“We Did It!” announced the Economist on its cover recently, and continued, “What happens when women are over half the workforce?” The magazine went on and flatly declared: “The rich world’s quiet revolution: women are gradually taking over the workplace.”
I tell you what would happen if women really were half of the workforce: Even more women would be underpaid and even more employers would save a buck. Maybe that’s the trend post-Great Recession: Lay off the higher-paid men and hire us. And that, sadly, includes the communications industry and its giant corporations.
If other industries serve as an example, rampant pay inequality in media is a reality. Reuters reported in October 2008 that the year before, “female chief executives earned just 58% of what their male counterparts did, and their compensation packages were slashed three times as much as their male peers.” Granted, most women CEOs work in smaller companies. But also that in itself is telling.
People don’t like to talk about their salaries, and especially women don’t feel comfortable haggling over compensation (like most men do) before accepting a new position. According to a PINK Magazine study, women don’t ask for pay rises nearly as often as men. Consequently, many women start off on a lower pay level. And this inequality stays with them until they reach the top. Regardless, of the 2,000 world’s top performing companies, 1.5% of the CEOs are women. And in media, name one woman who has clawed herself to the top of a media empire and become a Murdoch in a pantsuit.
The Annenberg Public Policy Center published a study in 2002: “The Glass Ceiling in the Executive Suite.” Guess what they found?
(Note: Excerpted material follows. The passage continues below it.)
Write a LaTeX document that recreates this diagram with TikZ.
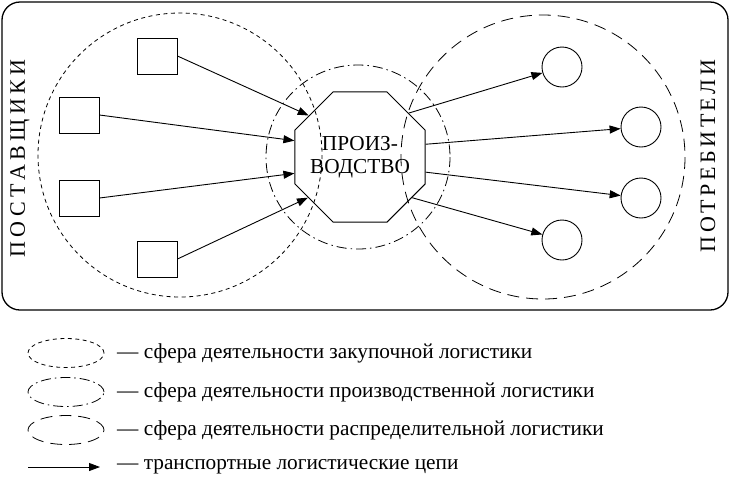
\documentclass[tikz,border=0pt]{standalone}
\usepackage{fontspec}
\setmainfont{Liberation Serif}
\usetikzlibrary{arrows.meta,shapes.geometric}
\newcommand\bodysize{\fontsize{21.3}{23.5}\selectfont}
\newcommand\sidefont{\fontsize{22}{26}\selectfont\addfontfeatures{LetterSpace=20}}
\newcommand\sidefontb{\fontsize{22}{26}\selectfont\addfontfeatures{LetterSpace=16}}
\tikzset{
 supplier/.style={draw,line width=.9pt,minimum width=40pt,minimum height=36pt,inner sep=0pt},
 consumer/.style={draw,circle,line width=.9pt,minimum size=40pt,inner sep=0pt},
 chain/.style={line width=.9pt,-{Triangle[length=11pt,width=8pt]}},
 buyzone/.style={line width=.8pt,dash pattern=on 4pt off 3.5pt},
 makezone/.style={line width=.8pt,dash pattern=on 10pt off 4pt on 1.5pt off 4pt},
 sellzone/.style={line width=.8pt,dash pattern=on 12pt off 7pt},
 keyshape/.style={draw,ellipse,minimum width=76pt,minimum height=29pt,inner sep=0pt},
 keytext/.style={anchor=west,inner sep=0pt,font=\bodysize}
}

\begin{document}
\begin{tikzpicture}[x=1pt,y=-1pt]
\useasboundingbox (0,0) rectangle (730,491);
\draw[line width=1.3pt,rounded corners=18pt] (2,2) rectangle (728,310);
\draw[buyzone] (180,155) circle (142);
\draw[makezone] (358,157) circle (92);
\draw[sellzone] (543,157) circle (142);
\node[regular polygon,regular polygon sides=8,draw,line width=.9pt,minimum size=141pt,
 inner sep=0pt] (prod) at (360,157) {};
\node[align=center,font=\bodysize,inner sep=0pt] (prodtext) at (prod.center) {ПРОИЗ-\\ВОДСТВО};
\foreach \n/\xx/\yy/\a in {1/157/56/141,2/79/115/166,3/79/198/194,4/157/259/218} {
 \node[supplier] (s\n) at (\xx,\yy) {};
 \draw[chain] (s\n.east) -- (prod.\a);}
\foreach \n/\xx/\yy/\a in {1/562/67/42,2/641/127/11,3/641/198/-13,4/562/240/-38} {
 \node[consumer] (c\n) at (\xx,\yy) {};
 \draw[chain] (prod.\a) -- (c\n);}
\node[rotate=90,font=\sidefont] (supl) at (20,158.5) {ПОСТАВЩИКИ};
\node[rotate=90,font=\sidefontb] (cons) at (708,156) {ПОТРЕБИТЕЛИ};
\node[keyshape,buyzone] (kbuy) at (66,353) {};
\node[keytext] (tbuy) at (117,353) {— сфера деятельности закупочной логистики};
\node[keyshape,makezone] (kmake) at (66,392) {};
\node[keytext] (tmake) at (117,392) {— сфера деятельности производственной логистики};
\node[keyshape,sellzone] (ksell) at (66,430) {};
\node[keytext] (tsell) at (117,430) {— сфера деятельности распределительной логистики};
\coordinate (kfrom) at (28,467);
\coordinate (kto) at (100,467);
\draw[chain] (kfrom) -- (kto);
\node[keytext] (tchain) at (117,467) {— транспортные логистические цепи};
\end{tikzpicture}
\end{document}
The number of executive women in the major communication and entertainment conglomerates is barely in the teens. A year later, a second study revealed that the glass ceiling in media had barely budged. And with it, the prevalence of lower paychecks continued. “Women made no progress in the past year,” the report concluded. That was in 2003. And in 2009? Women in the United States in full-time positions still make only 78 cents on the dollar compared to the typical male worker — more than 45 years after the passage of the Equal Pay Act in 1963.
According to the Pew Research Center, 49% of Americans believe that “women who try to rise to the top [where they would get paid more] get held back by the ‘old-boy network’.” Women “aren’t supposed to be aggressive and self-promoting, even though it’s often rewarded,” writes Kathleen Deveny in Newsweek (Nov. 30, 2009). She declares that “when women are finally sufficiently represented in the executive suite, we will stop viewing them as proxies for their entire gender — superior or not.” But the magazine also predicted in the same issue that “working women are poised to become the biggest economic engine the world has ever known.” Apparently while clutching their lower paychecks with a smile.
Even so, Gail Evans, who retired from CNN in 2001 as the network’s first female executive vice president, told me she dislikes the term “glass ceiling” because it can become a self-fulfilling prophecy. “It’s about a general power shift that hasn’t happened yet,” says Evans. “Women need to learn how to play the game. We all buy into the same stereotypes: Women take care — and men take charge. Women have to start supporting each other more. Their success is connected. Women think it’s all about ‘I can do it.’ They think that ‘if I try hard, it’ll change.’ We have to go from ‘I can do it,’ which gives isolated success, to ‘we can do it.’ ”
So, no, we haven’t done it — yet. “Equal rights for the sexes will be achieved when mediocre women occupy high positions,” the French writer and feminist Françoise Giroud (1916-2003) once said. Maybe she was on to something.